=== Instructions to follow ===
Retype word for word the first line of the listing and each line after it up to the line with "D_center, D_semax = 0.487, 1.549", with the pictures taken out.

=== Source records ===
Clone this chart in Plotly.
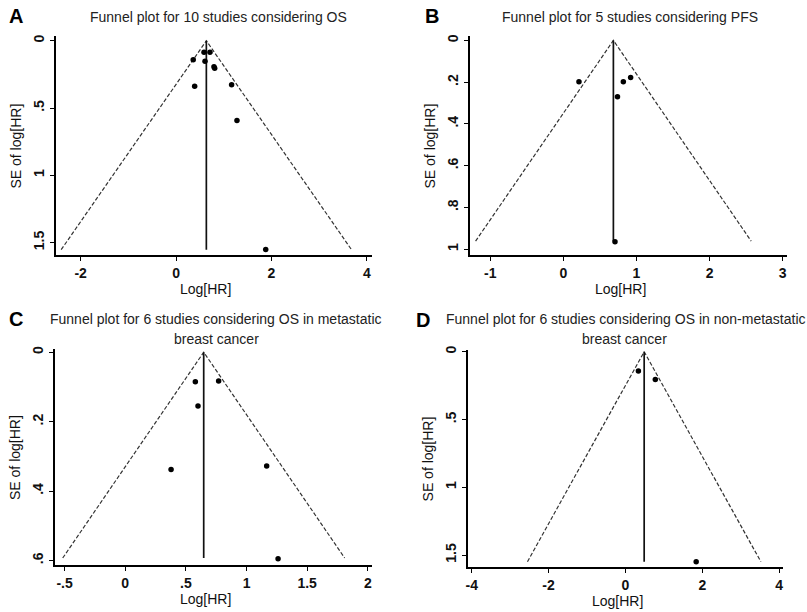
import plotly.graph_objects as go

W, H = 807, 612

# --- data ----------------------------------------------------------------
# pooled log[HR] (funnel centre) and largest SE per panel
A_center, A_semax = 0.635, 1.553
B_center, B_semax = 0.684, 0.962
C_center, C_semax = 0.647, 0.593
D_center, D_semax = 0.487, 1.549

A_loghr = [0.36, 0.586, 0.711, 0.607, 0.795, 0.81, 0.39, 1.165, 1.277, 1.88]
A_se = [0.142, 0.086, 0.086, 0.152, 0.194, 0.205, 0.339, 0.327, 0.592, 1.551]

B_loghr = [0.213, 0.82, 0.92, 0.74, 0.706]
B_se = [0.198, 0.198, 0.178, 0.27, 0.965]

C_loghr = [0.578, 0.77, 0.60, 0.378, 1.166, 1.26]
C_se = [0.085, 0.083, 0.155, 0.338, 0.328, 0.595]

D_loghr = [0.337, 0.777, 1.84]
D_se = [0.142, 0.204, 1.549]

A_xticks = [-2, 0, 2, 4]
A_xtext = ["-2", "0", "2", "4"]
A_yticks = [0, 0.5, 1, 1.5]
A_ytext = ["0", ".5", "1", "1.5"]

B_xticks = [-1, 0, 1, 2, 3]
B_xtext = ["-1", "0", "1", "2", "3"]
B_yticks = [0, 0.2, 0.4, 0.6, 0.8, 1]
B_ytext = ["0", ".2", ".4", ".6", ".8", "1"]

C_xticks = [-0.5, 0, 0.5, 1, 1.5, 2]
C_xtext = ["-.5", "0", ".5", "1", "1.5", "2"]
C_yticks = [0, 0.2, 0.4, 0.6]
C_ytext = ["0", ".2", ".4", ".6"]

D_xticks = [-4, -2, 0, 2, 4]
D_xtext = ["-4", "-2", "0", "2", "4"]
D_yticks = [0, 0.5, 1, 1.5]
D_ytext = ["0", ".5", "1", "1.5"]

FONT = "Liberation Sans, Arial, Helvetica, sans-serif"

panels = [
    dict(letter="A", lpos=(5, 12), title=["Funnel plot for 10 studies considering OS"],
         c=A_center, semax=A_semax, x=A_loghr, y=A_se,
         xt=A_xticks, xl=A_xtext, yt=A_yticks, yl=A_ytext,
         box=(54, 371, 32, 253), xr=[-2.52, 4.11], yr=[1.595, -0.037]),
    dict(letter="B", lpos=(422, 12), title=["Funnel plot for 5 studies considering PFS"],
         c=B_center, semax=B_semax, x=B_loghr, y=B_se,
         xt=B_xticks, xl=B_xtext, yt=B_yticks, yl=B_ytext,
         box=(469, 787, 32, 253), xr=[-1.28, 3.06], yr=[1.03, -0.022]),
    dict(letter="C", lpos=(5, 317),
         title=["Funnel plot for 6 studies considering OS in metastatic",
                "breast cancer"],
         c=C_center, semax=C_semax, x=C_loghr, y=C_se,
         xt=C_xticks, xl=C_xtext, yt=C_yticks, yl=C_ytext,
         box=(53, 371, 347, 565), xr=[-0.58, 2.035], yr=[0.614, -0.01]),
    dict(letter="D", lpos=(413, 318),
         title=["Funnel plot for 6 studies considering OS in non-metastatic",
                "breast cancer"],
         c=D_center, semax=D_semax, x=D_loghr, y=D_se,
         xt=D_xticks, xl=D_xtext, yt=D_yticks, yl=D_ytext,
         box=(467, 783, 348, 567), xr=[-4.1, 4.1], yr=[1.59, -0.015]),
]


def px(x):
    return x / W


def py(y):
    return 1 - y / H


fig = go.Figure()
layout = {}
annotations = []

for i, p in enumerate(panels):
    n = "" if i == 0 else str(i + 1)
    xa, ya = "x" + n, "y" + n
    l, r, t, b = p["box"]

    # funnel: pseudo 95% limits around the pooled estimate
    half = 1.96 * p["semax"]
    fig.add_trace(go.Scatter(
        x=[p["c"] - half, p["c"], p["c"] + half], y=[p["semax"], 0, p["semax"]],
        mode="lines", line=dict(color="#333", width=1.2, dash="4px,2px"),
        xaxis=xa, yaxis=ya, hoverinfo="skip", showlegend=False,
    ))
    fig.add_trace(go.Scatter(
        x=[p["c"], p["c"]], y=[0, p["semax"]],
        mode="lines", line=dict(color="#111", width=1.7),
        xaxis=xa, yaxis=ya, hoverinfo="skip", showlegend=False,
    ))
    fig.add_trace(go.Scatter(
        x=p["x"], y=p["y"], mode="markers",
        marker=dict(color="#000", size=5.5),
        xaxis=xa, yaxis=ya, showlegend=False,
    ))

    common = dict(showgrid=False, zeroline=False, showline=True,
                  linecolor="#000", linewidth=1.7, ticks="outside",
                  ticklen=4, tickwidth=1.3, tickcolor="#000",
                  tickfont=dict(family=FONT, size=14, color="#111", weight="bold"))
    layout["xaxis" + n] = dict(common, domain=[px(l), px(r)], range=p["xr"],
                               anchor=ya, tickmode="array",
                               tickvals=p["xt"], ticktext=p["xl"])
    layout["yaxis" + n] = dict(common, domain=[py(b), py(t)], range=p["yr"],
                               anchor=xa, tickmode="array", tickangle=-90,
                               tickvals=p["yt"], ticktext=p["yl"])

    # panel letter
    lx, ly = p["lpos"]
    annotations.append(dict(
        text="<b>" + p["letter"] + "</b>", x=px(lx), y=py(ly),
        xref="paper", yref="paper", xanchor="left", yanchor="middle",
        showarrow=False, font=dict(family=FONT, size=20, color="#000"),
    ))
    # axis titles
    annotations.append(dict(
        text="Log[HR]", x=px((l + r) / 2 - 8), y=py(b + 34),
        xref="paper", yref="paper", xanchor="center", yanchor="middle",
        showarrow=False, font=dict(family=FONT, size=14, color="#111"),
    ))
    annotations.append(dict(
        text="SE of log[HR]", x=px(l - 40), y=py((t + b) / 2),
        xref="paper", yref="paper", xanchor="center", yanchor="middle",
        textangle=-90, showarrow=False,
        font=dict(family=FONT, size=14, color="#111"),
    ))

# titles
title_font = dict(family=FONT, size=14, color="#222")
title_pos = [
    (panels[0]["title"][0], 217, 13, "center"),
    (panels[1]["title"][0], 630, 13, "center"),
    (panels[2]["title"][0], 215, 317, "center"),
    (panels[2]["title"][1], 215, 337, "center"),
    (panels[3]["title"][0], 443, 317, "left"),
    (panels[3]["title"][1], 624, 337, "center"),
]
for text, x, y, anchor in title_pos:
    annotations.append(dict(text=text, x=px(x), y=py(y),
                            xref="paper", yref="paper", showarrow=False,
                            xanchor=anchor, yanchor="middle", font=title_font))

fig.update_layout(
    **layout,
    annotations=annotations,
    width=W, height=H,
    margin=dict(l=0, r=0, t=0, b=0),
    paper_bgcolor="white", plot_bgcolor="white",
    showlegend=False,
)

# drop the browser's default body margin so the figure sits at the page corner
fig.write_html("out.html",
               config={"displayModeBar": False},
               post_script="document.body.style.margin='0';"
                           "document.body.style.overflow='hidden';")
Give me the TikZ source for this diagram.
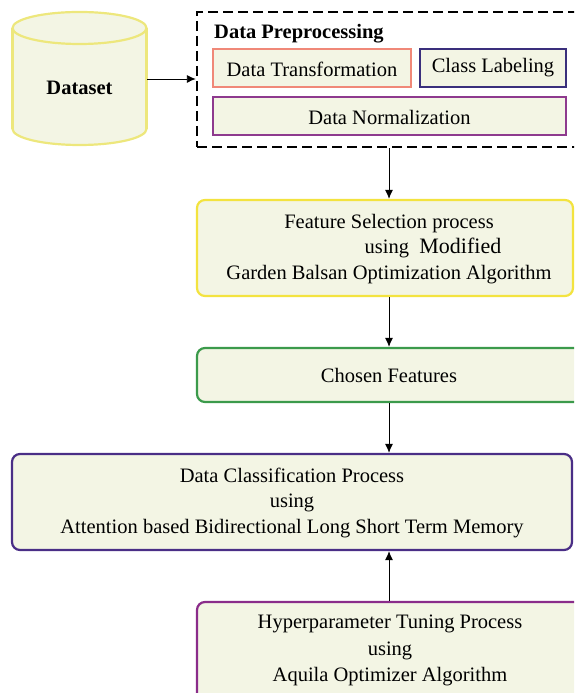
\documentclass[tikz,border=0pt]{standalone}
\usepackage{fontspec}
\setmainfont{Liberation Serif}
\usetikzlibrary{arrows.meta}
\definecolor{cream}{HTML}{F3F5E4}
\definecolor{cylcol}{HTML}{EDE77C}
\definecolor{fscol}{HTML}{F3E33F}
\definecolor{chcol}{HTML}{3B9A4B}
\definecolor{dccol}{HTML}{4A2E86}
\definecolor{hpcol}{HTML}{8A2C8A}
\definecolor{dtcol}{HTML}{F08878}
\definecolor{clcol}{HTML}{3A2F7C}
\definecolor{dncol}{HTML}{8E3A8E}
\tikzset{
  txt/.style={font=\fontsize{20.5}{25.5}\selectfont, align=center, inner sep=0pt},
  boldtxt/.style={font=\fontsize{20.5}{25.5}\selectfont\bfseries, inner sep=0pt},
  sqbox/.style={draw, fill=cream, line width=2.2pt, inner sep=0pt},
  rbox/.style={draw, fill=cream, line width=2.2pt, rounded corners=8pt, inner sep=0pt},
  arr/.style={line width=0.9pt, -{Latex[length=9pt,width=8pt]}},
  dashbox/.style={draw, line width=2.4pt, dash pattern=on 10pt off 5pt, inner sep=0pt}
}
\begin{document}
\begin{tikzpicture}[x=1pt,y=1pt]
\useasboundingbox (0,0) rectangle (574,693);
\clip (0,0) rectangle (574,693);
% cylinder
\filldraw[draw=cylcol, fill=cream, line width=2.2pt] (79.5,564) ellipse [x radius=67, y radius=16];
\fill[cream] (12.5,665) rectangle (146.5,564);
\draw[cylcol, line width=2.2pt] (12.5,665) -- (12.5,564) (146.5,665) -- (146.5,564);
\filldraw[draw=cylcol, fill=cream, line width=2.2pt] (79.5,665) ellipse [x radius=67, y radius=16];
\node[boldtxt] (ds) at (79.5,605) {Dataset};
\coordinate (dsE) at (147,614);
% preprocessing
\node[dashbox, minimum width=393pt, minimum height=135pt] (pre) at (393.5,613.5) {};
\node[boldtxt, anchor=west] (pret) at (214,659) {Data Preprocessing};
\node[sqbox, draw=dtcol, minimum width=198pt, minimum height=38pt] (dt) at (312,625) {};
\node[txt] (dtt) at (312,624) {Data Transformation};
\node[sqbox, draw=clcol, minimum width=146pt, minimum height=38pt] (cl) at (493,625) {};
\node[txt] (clt) at (493,625) {Class Labeling};
\node[sqbox, draw=dncol, minimum width=353pt, minimum height=38pt] (dn) at (389.5,577) {};
\node[txt] (dnt) at (389.5,576) {Data Normalization};
% feature selection
\node[rbox, draw=fscol, minimum width=376pt, minimum height=96pt] (fs) at (385,445) {};
\node[txt] (fst) at (389,444) {Feature Selection process\\ \hspace*{88pt}using\ \ {\fontsize{22}{25.5}\selectfont Modified}\\ Garden Balsan Optimization Algorithm};
% chosen
\node[rbox, draw=chcol, minimum width=393pt, minimum height=54pt] (ch) at (393.5,318) {};
\node[txt] (cht) at (389,317.5) {Chosen Features};
% classification
\node[rbox, draw=dccol, minimum width=560pt, minimum height=96pt] (dc) at (292,191) {};
\node[txt] (dct) at (292,190.5) {Data Classification Process\\ using\\ Attention based Bidirectional Long Short Term Memory};
% hyperparameter
\node[rbox, draw=hpcol, minimum width=393pt, minimum height=108pt] (hp) at (393.5,37) {};
\node[txt, font=\fontsize{20.5}{26.5}\selectfont] (hpt) at (390,42.5) {Hyperparameter Tuning Process\\ using\\ Aquila Optimizer Algorithm};
% arrows
\draw[arr] (dsE) -- (pre.west |- dsE);
\draw[arr] (cht |- pre.south) -- (cht |- fs.north);
\draw[arr] (cht |- fs.south) -- (cht |- ch.north);
\draw[arr] (cht |- ch.south) -- (cht |- dc.north);
\draw[arr] (cht |- hp.north) -- (cht |- dc.south);
\end{tikzpicture}
\end{document}
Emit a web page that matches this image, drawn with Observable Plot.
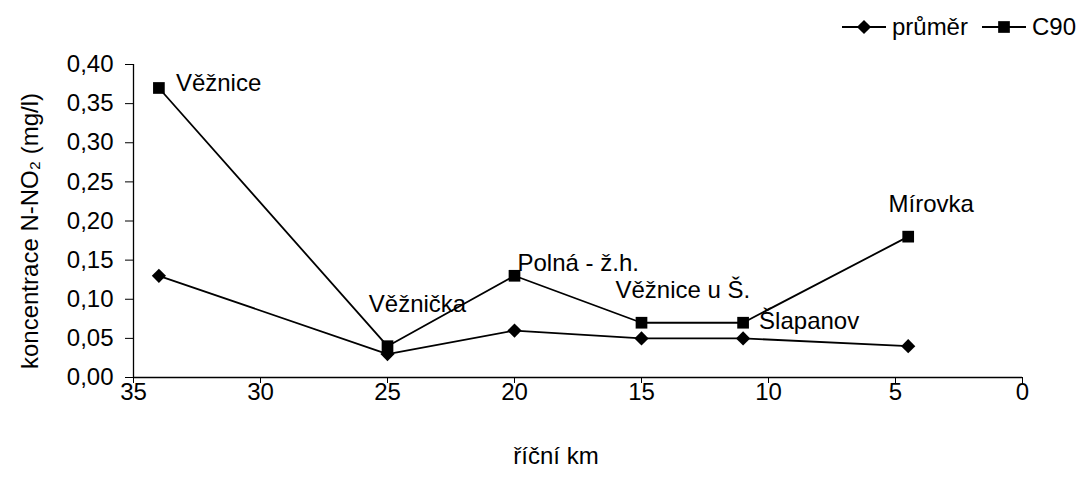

=== Complete output ===
Clone this chart in Plotly.
import plotly.graph_objects as go

W, H = 807, 612

# --- data ----------------------------------------------------------------
# pooled log[HR] (funnel centre) and largest SE per panel
A_center, A_semax = 0.635, 1.553
B_center, B_semax = 0.684, 0.962
C_center, C_semax = 0.647, 0.593
D_center, D_semax = 0.487, 1.549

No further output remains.